But within the sub-prime mortgage industry itself, some analysts see an ongoing meltdown.
"Too Much Easy Money"
"We're just seeing the downside of too much easy money being given to too many borrowers who probably shouldn't have gotten loans in the first place," Moneyandmarkets.com real estate analyst Mike Analyst told CNBC.
Shares New Century Financial, the No. 2 U.S. subprime
mortgage lender, registered their biggest decline in nearly 8-1/2 years, falling more than 27%.
After the bell on Wednesday, New Century forecast an unexpected fourth-quarter loss. But HSBC's warning further undercut the confidence of investors, further pummeling the stock and those of its peers.
Shares of Countrywide Financial, the fourth-largest sub-prime lender, slid Thursday. Accredited Home Lenders Holding , another sub-prime mortgage specialist, dropped as well.
Some investors are betting that sub-prime mortgage shares have hit a trough, speculating that Thursday's hits may mark the final reckoning for company missteps and other factors that are now in the past. Sub-prime lenders are eating bad loans they made last year and the year before, said Pisani, who also noted that lending standards were tightened in 2006.

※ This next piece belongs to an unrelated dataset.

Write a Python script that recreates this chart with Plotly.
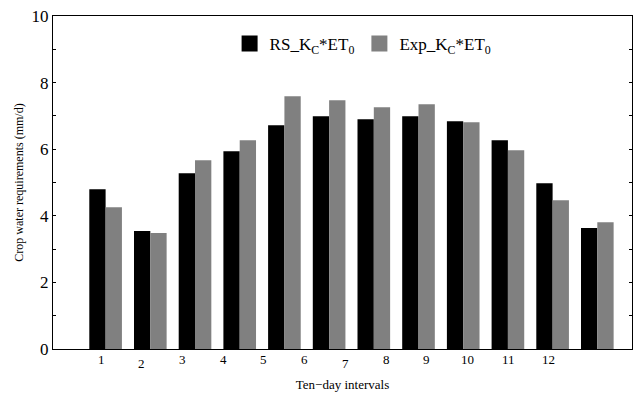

"A lot of people are starting to look at these stocks--they've been beaten down--and pick at them a little bit," Pisani said.
Overcoming Bad Debt
While acknowledging the scope of sub-prime lenders' troubles, Promontary Financial Group partner Elizabeth McCaul said the firms will overcome their bad debt woes if they focus more on qualitative analysis and become less reliant on mathematical models.